Die Elektroautozulassungszahlen sind bei den fünf führenden Marken im Vergleich zum ersten Halbjahr 2022 dennoch gestiegen. Gemessen am zweiten Halbjahr 2022 steht bei allen außer Mercedes, das von der elektrischen E-Klasse profitiert, ein Minus.

Dabei spielen auch Vorzieheffekte wegen der zum Jahreswechsel gesunkenen Prämie eine Rolle, die für einen starken Endspurt im Dezember und einen Einbruch im Januar gesorgt hatten.

Manch anderen Marken geht es noch schlechter. „Bei Marken mit vielen Kleinwagen und unterer Mittelklasse ist der Absatz teils kräftig gesunken, weil sich dort die niedrigere Prämie besonders deutlich bemerkbar macht“, erläutert Dudenhöffer.

Das zeigt sich auch in den KBA-Zahlen: Renault, Opel, Fiat und ein wenig auch Hyundai, die vor einem Jahr noch starke Zahlen zeigten, haben Federn gelassen.

Preiskampf bei E-Autos in Europa erwartet

Dass VW dem Einbruch entgangen ist, führt Dudenhöffer auch darauf zurück, dass die Wolfsburger zuletzt mehr Rabatte gegeben hätten.
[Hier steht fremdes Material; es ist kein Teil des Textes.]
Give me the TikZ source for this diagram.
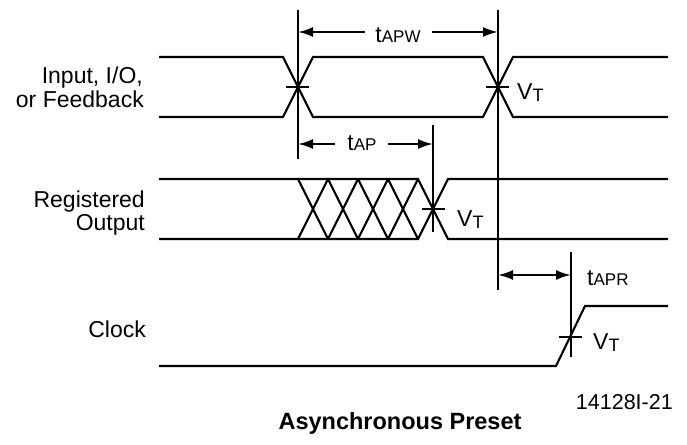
\documentclass[tikz,border=0pt]{standalone}
\usepackage{fontspec}
\setmainfont{Liberation Sans}
\usetikzlibrary{arrows.meta}
\tikzset{
  wave/.style={line width=2.1pt, line join=miter},
  guide/.style={line width=2.1pt},
  vtick/.style={line width=2.1pt},
  dimarrow/.style={line width=2.1pt, -{Latex[length=15pt,width=10pt]}},
  dimboth/.style={line width=2.1pt, {Latex[length=15pt,width=10pt]}-{Latex[length=15pt,width=10pt]}},
  lbl/.style={inner sep=0pt, font=\fontsize{23}{24}\selectfont},
  small/.style={inner sep=0pt, font=\fontsize{21.5}{24}\selectfont},
  title/.style={inner sep=0pt, font=\bfseries\fontsize{23.5}{24}\selectfont},
}
\newcommand{\subtxt}[1]{{\fontsize{17}{18}\selectfont #1}}
\newcommand{\subvt}[1]{\raisebox{-2pt}{\fontsize{18}{18}\selectfont #1}}
\begin{document}
\begin{tikzpicture}[x=1pt,y=-1pt]
\useasboundingbox (0,0) rectangle (687,444);
% labels
\node[lbl, anchor=base east] (l1a) at (143,83) {Input, I/O,};
\node[lbl, anchor=base east] (l1b) at (144,107) {or Feedback};
\node[lbl, anchor=base east] (l2a) at (145,207) {Registered};
\node[lbl, anchor=base east] (l2b) at (145,230) {Output};
\node[lbl, anchor=base east] (l3) at (146,337) {Clock};
% input waveform
\draw[wave] (159,57) -- (283,57) -- (313,117) -- (483,117) -- (513,57) -- (668,57);
\draw[wave] (159,117) -- (283,117) -- (313,57) -- (483,57) -- (513,117) -- (668,117);
% registered output
\draw[wave] (159,179) -- (418,179) -- (448,239) -- (668,239);
\draw[wave] (159,239) -- (418,239) -- (448,179) -- (668,179);
\foreach \x in {298,328,358,388}{
  \draw[wave] (\x,179) -- (\x+30,239);
  \draw[wave] (\x,239) -- (\x+30,179);
}
% clock
\draw[wave] (159,366) -- (556,366) -- (585,306) -- (668,306);
% vertical guides
\coordinate (v1t) at (298,10); \coordinate (v1b) at (298,159);
\coordinate (v2t) at (498,10); \coordinate (v2b) at (498,290);
\coordinate (v3t) at (433,125); \coordinate (v3b) at (433,232);
\coordinate (v4t) at (571,252); \coordinate (v4b) at (571,357);
\draw[guide] (v1t) -- (v1b);
\draw[guide] (v2t) -- (v2b);
\draw[guide] (v3t) -- (v3b);
\draw[guide] (v4t) -- (v4b);
% VT ticks
\draw[vtick] (286,87) -- (309,87);
\draw[vtick] (486,87) -- (509,87);
\draw[vtick] (422,209) -- (445,209);
\draw[vtick] (559,337) -- (582,337);
% tAPW
\node[lbl, anchor=base] (tapw) at (398,43) {t\subtxt{APW}};
\coordinate (apwL) at (365,32); \coordinate (apwR) at (432,32);
\draw[dimarrow] (apwL) -- (v1t |- apwL);
\draw[dimarrow] (apwR) -- (v2t |- apwR);
% tAP
\node[lbl, anchor=base] (tap) at (362,150) {t\subtxt{AP}};
\coordinate (apL) at (335,144); \coordinate (apR) at (388,144);
\draw[dimarrow] (apL) -- (v1t |- apL);
\draw[dimarrow] (apR) -- (v3t |- apR);
% tAPR
\node[lbl, anchor=base west] (tapr) at (587,285) {t\subtxt{APR}};
\coordinate (aprL) at (498,275); \coordinate (aprR) at (571,275);
\draw[dimboth] (aprL) -- (aprR);
% VT labels
\node[lbl, anchor=base west] (vt1) at (517,99) {V\subvt{T}};
\node[lbl, anchor=base west] (vt2) at (457,226) {V\subvt{T}};
\node[lbl, anchor=base west] (vt3) at (593,349) {V\subvt{T}};
% figure id and title
\node[small, anchor=base east] (fid) at (673,409) {14128I-21};
\node[title, anchor=base] (ttl) at (400,429) {Asynchronous Preset};
\end{tikzpicture}
\end{document}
Und das könnte erst der Anfang gewesen sein: „Ich erwarte einen heftigen Preiskampf bei Elektroautos in Europa“, sagte der Branchenexperte dpa.

„Tesla hat in den letzten 15 Monaten deutlich mehr Fahrzeuge produziert als verkauft, und in China kann der Hersteller seine Autos nicht mehr mit Rabatten auf den Markt werfen. Dadurch verlagert sich der Preiskrieg nach Europa.“

Dieser Effekt treffe hierzulande auf einen ohnehin schon schwächelnden Markt. „Bei Tesla könnten die Preise dadurch um weitere 5 bis 10 Prozent sinken“, erwartet Dudenhöffer. Wie weit die anderen Marken mitgingen, bleibe aber abzuwarten.

Für die Verbraucher mag das eine gute Nachricht sein, bei den Herstellern wird es aber für die ein oder andere schlaflose Nacht sorgen.“

Dazu passt auch, dass Ende Juni bekannt wurde, dass VW die E-Auto-Produktion in seinem Werk in Emden vorübergehend drosselt, unter anderem durch längere Werksferien und den Wegfall von geplanten Schichten.

Zumindest auf Konzernebene muss VW sich aber absehbar keine Sorgen um seine Spitzenposition auf dem deutschen Elektroautomarkt machen. Zählt man die Neuzulassungen der anderen Konzernmarken mit – 14.400 bei Audi, 7.800 bei Skoda, 5.900 bei Seat und 2.700 bei Porsche – kommen die Wolfsburger im ersten Halbjahr auf fast doppelt so viele reine Stromer wie Tesla und einen Marktanteil von knapp 30 Prozent.